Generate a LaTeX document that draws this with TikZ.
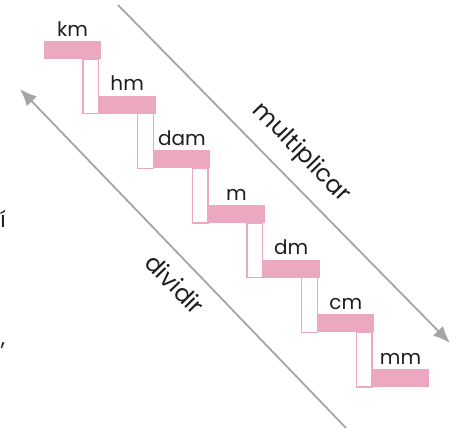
\documentclass[tikz,border=0pt]{standalone}
\usepackage{fontspec}
\setmainfont{Poppins}
\usetikzlibrary{arrows.meta}
\definecolor{stairpink}{HTML}{EBA8C0}
\definecolor{arrowgray}{HTML}{A5A5A7}
\definecolor{txt}{HTML}{1E1E1E}
\begin{document}
\begin{tikzpicture}[x=1pt,y=-1pt,
  bar/.style={rectangle,fill=stairpink,draw=none,minimum width=57pt,minimum height=18pt,inner sep=0pt,outer sep=0pt},
  riser/.style={draw=stairpink,line width=1.5pt,fill=white},
  unit/.style={anchor=base,font=\fontsize{20}{20}\selectfont,text=txt,inner sep=0pt},
  arr/.style={draw=arrowgray,line width=1.8pt,-{Latex[length=17pt,width=14pt]}},
  side/.style={font=\fontsize{24}{24}\selectfont,text=txt,inner sep=0pt,rotate=-45.8}]
\useasboundingbox (0,0) rectangle (461,429);
% risers
\foreach \i in {0,...,5}{
  \pgfmathsetmacro{\xa}{44+54.67*\i+57-18}
  \pgfmathsetmacro{\ya}{41+54.67*\i+18}
  \pgfmathsetmacro{\xb}{44+54.67*(\i+1)}
  \pgfmathsetmacro{\yb}{41+54.67*(\i+1)+18}
  \draw[riser] (\xa,\ya) rectangle (\xb,\yb);
}
% bars
\node[bar] (b0) at (72.5,50) {};
\node[bar] (b1) at (127.17,104.67) {};
\node[bar] (b2) at (181.84,159.34) {};
\node[bar] (b3) at (236.51,214.01) {};
\node[bar] (b4) at (291.18,268.68) {};
\node[bar] (b5) at (345.85,323.35) {};
\node[bar] (b6) at (400.52,378.02) {};
% labels
\node[unit] (lkm) at ([yshift=5pt]b0.north) {km};
\node[unit] (lhm) at ([yshift=5pt]b1.north) {hm};
\node[unit] (ldam) at ([yshift=5pt]b2.north) {dam};
\node[unit] (lm) at ([yshift=5pt]b3.north) {m};
\node[unit] (ldm) at ([yshift=5pt]b4.north) {dm};
\node[unit] (lcm) at ([yshift=5pt]b5.north) {cm};
\node[unit] (lmm) at ([yshift=5pt]b6.north) {mm};
% arrows
\coordinate (m1) at (118,5);
\coordinate (m2) at (450,343);
\coordinate (d1) at (346,428);
\coordinate (d2) at (20,89);
\draw[arr] (m1) -- (m2);
\draw[arr] (d1) -- (d2);
\node[side] (tmul) at (301,153) {multiplicar};
\node[side] (tdiv) at (175,284) {dividir};
% clipped fragments at left edge
\node[font=\fontsize{22}{22}\selectfont,text=txt,inner sep=0pt,anchor=base] (fri) at (3,227) {í};
\node[font=\fontsize{22}{22}\selectfont,text=txt,inner sep=0pt,anchor=base] (frc) at (3,345) {,};
\end{tikzpicture}
\end{document}
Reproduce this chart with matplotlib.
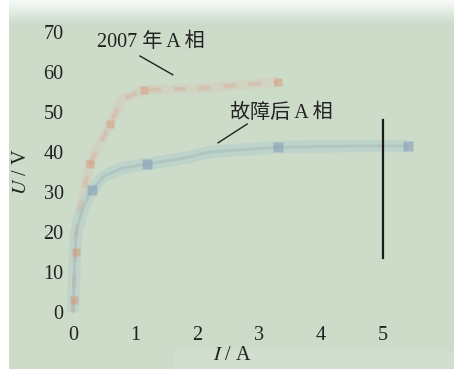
import numpy as np
import matplotlib
matplotlib.use("Agg")
import matplotlib.pyplot as plt
from matplotlib.patches import Rectangle

plt.rcParams['font.family'] = ['Liberation Serif', 'Noto Sans CJK SC', 'DejaVu Sans']
plt.rcParams['mathtext.fontset'] = 'stix'

# Volt-ampere characteristics of phase A
i_2007 = [0, 0.02, 0.04, 0.07, 0.27, 0.6, 0.78, 1.15, 2.1, 3.3]
u_2007 = [0, 8, 16, 23, 37, 47, 53, 55.5, 56, 57.5]

i_fault = [0, 0.02, 0.05, 0.16, 0.3, 0.5, 0.8, 1.2, 1.8, 2.2, 3.3, 4.5, 5.4]
u_fault = [0, 10, 20, 26, 30.5, 34, 36, 37, 38.5, 40, 41.2, 41.5, 41.5]

x_ticks = [0, 1, 2, 3, 4, 5]
y_ticks = [0, 10, 20, 30, 40, 50, 60, 70]

marker_i_2007 = [0.02, 0.05, 0.27, 0.6, 1.15, 3.3]
marker_u_2007 = [3, 15, 37, 47, 55.5, 57.5]
marker_i_fault = [0.3, 1.2, 3.3, 5.4]
marker_u_fault = [30.5, 37, 41.2, 41.5]

limit_i = 5.0
limit_u = (13.5, 48)

W, H = 454, 373
fig = plt.figure(figsize=(W / 100, H / 100), dpi=100, facecolor='white')

# paper background with a light fade at the top
bg = fig.add_axes([9 / W, 4 / H, 1 - 9 / W, 1 - 4 / H])
green = np.array([0.804, 0.859, 0.792])
rows = 369
grad = np.ones((rows, 1, 3)) * green
for r in range(26):
    t = min(1.0, r / 24.0)
    grad[r, 0, :] = (1 - t) * np.array([0.97, 0.985, 0.97]) + t * np.array([0.80, 0.855, 0.80])
bg.imshow(grad, aspect='auto', extent=[0, 1, 0, 1], interpolation='bilinear')
bg.add_patch(Rectangle((0.37, 0.0), 0.63, 0.05, color='#d2dfcf', lw=0))
bg.set_xlim(0, 1)
bg.set_ylim(0, 1)
bg.axis('off')

# plotting area
x0, x1 = -0.15, 6.0
y0, y1 = -2, 71
px_per_i, px_per_u = 62.0, 4.0
left = 73 + x0 * px_per_i
right = 73 + x1 * px_per_i
bottom = 312 - y0 * px_per_u
top = 312 - y1 * px_per_u
ax = fig.add_axes([left / W, (H - bottom) / H, (right - left) / W, (bottom - top) / H])
ax.patch.set_alpha(0)
ax.set_xlim(x0, x1)
ax.set_ylim(y0, y1)
for s in ax.spines.values():
    s.set_visible(False)
ax.set_xticks(x_ticks)
ax.set_yticks(y_ticks)
ax.tick_params(length=0, labelsize=14.5, colors='#222222')
ax.tick_params(axis='x', pad=4)
ax.tick_params(axis='y', pad=0)

# soft, scanned-looking curves
ax.plot(i_2007, u_2007, color='#d5cdbd', lw=7, alpha=0.5, solid_capstyle='butt', zorder=2)
ax.plot(i_2007, u_2007, color='#d9a58c', lw=3, alpha=0.35, dashes=(3, 3), zorder=3)
ax.plot(marker_i_2007, marker_u_2007, 's', color='#d8906c', ms=5.5, alpha=0.45, mec='none', zorder=4)

ax.plot(i_fault, u_fault, color='#b9d2cd', lw=9, alpha=0.7, solid_capstyle='butt', zorder=2)
ax.plot(i_fault, u_fault, color='#9fb6b6', lw=2.2, alpha=0.45, zorder=3)
ax.plot(marker_i_fault, marker_u_fault, 's', color='#8a9dba', ms=6.5, alpha=0.6, mec='none', zorder=4)

# vertical marker line
ax.plot([limit_i, limit_i], limit_u, color='#1a1a1a', lw=1.6, zorder=5)

# curve annotations
ax.text(0.38, 67.3, '2007 年 A 相', fontsize=14.5, va='center', ha='left', color='#222222')
ax.plot([1.08, 1.61], [64, 59.3], color='#222222', lw=1.0)
ax.text(2.53, 49.8, '故障后 A 相', fontsize=14.5, va='center', ha='left', color='#222222')
ax.plot([2.34, 2.81], [42.3, 47], color='#222222', lw=1.0)

# axis titles
fig.text(22 / W, 1 - 172 / H, '$U$ / V', rotation=90, fontsize=14.5, ha='center', va='center', color='#222222')
fig.text(232 / W, 1 - 355 / H, '$I$ / A', fontsize=14.5, ha='center', va='center', color='#222222')

fig.savefig('out.png', dpi=100, facecolor='white')
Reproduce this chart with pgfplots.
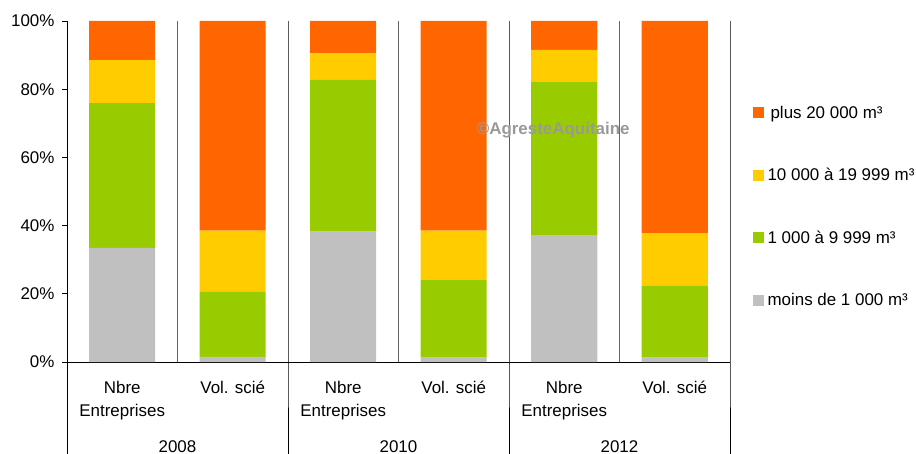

• [Set task] Using the entries above, repeat exactly the lines from the one with "Reproduce this chart with matplotlib." to the one with "fig = plt.figure(figsize=(W", both included, and leave the pictures behind.

• [Correct output]
Reproduce this chart with matplotlib.
import numpy as np
import matplotlib
matplotlib.use("Agg")
import matplotlib.pyplot as plt
from matplotlib.patches import Rectangle

plt.rcParams['font.family'] = ['Liberation Serif', 'Noto Sans CJK SC', 'DejaVu Sans']
plt.rcParams['mathtext.fontset'] = 'stix'

# Volt-ampere characteristics of phase A
i_2007 = [0, 0.02, 0.04, 0.07, 0.27, 0.6, 0.78, 1.15, 2.1, 3.3]
u_2007 = [0, 8, 16, 23, 37, 47, 53, 55.5, 56, 57.5]

i_fault = [0, 0.02, 0.05, 0.16, 0.3, 0.5, 0.8, 1.2, 1.8, 2.2, 3.3, 4.5, 5.4]
u_fault = [0, 10, 20, 26, 30.5, 34, 36, 37, 38.5, 40, 41.2, 41.5, 41.5]

x_ticks = [0, 1, 2, 3, 4, 5]
y_ticks = [0, 10, 20, 30, 40, 50, 60, 70]

marker_i_2007 = [0.02, 0.05, 0.27, 0.6, 1.15, 3.3]
marker_u_2007 = [3, 15, 37, 47, 55.5, 57.5]
marker_i_fault = [0.3, 1.2, 3.3, 5.4]
marker_u_fault = [30.5, 37, 41.2, 41.5]

limit_i = 5.0
limit_u = (13.5, 48)

W, H = 454, 373
fig = plt.figure(figsize=(W / 100, H / 100), dpi=100, facecolor='white')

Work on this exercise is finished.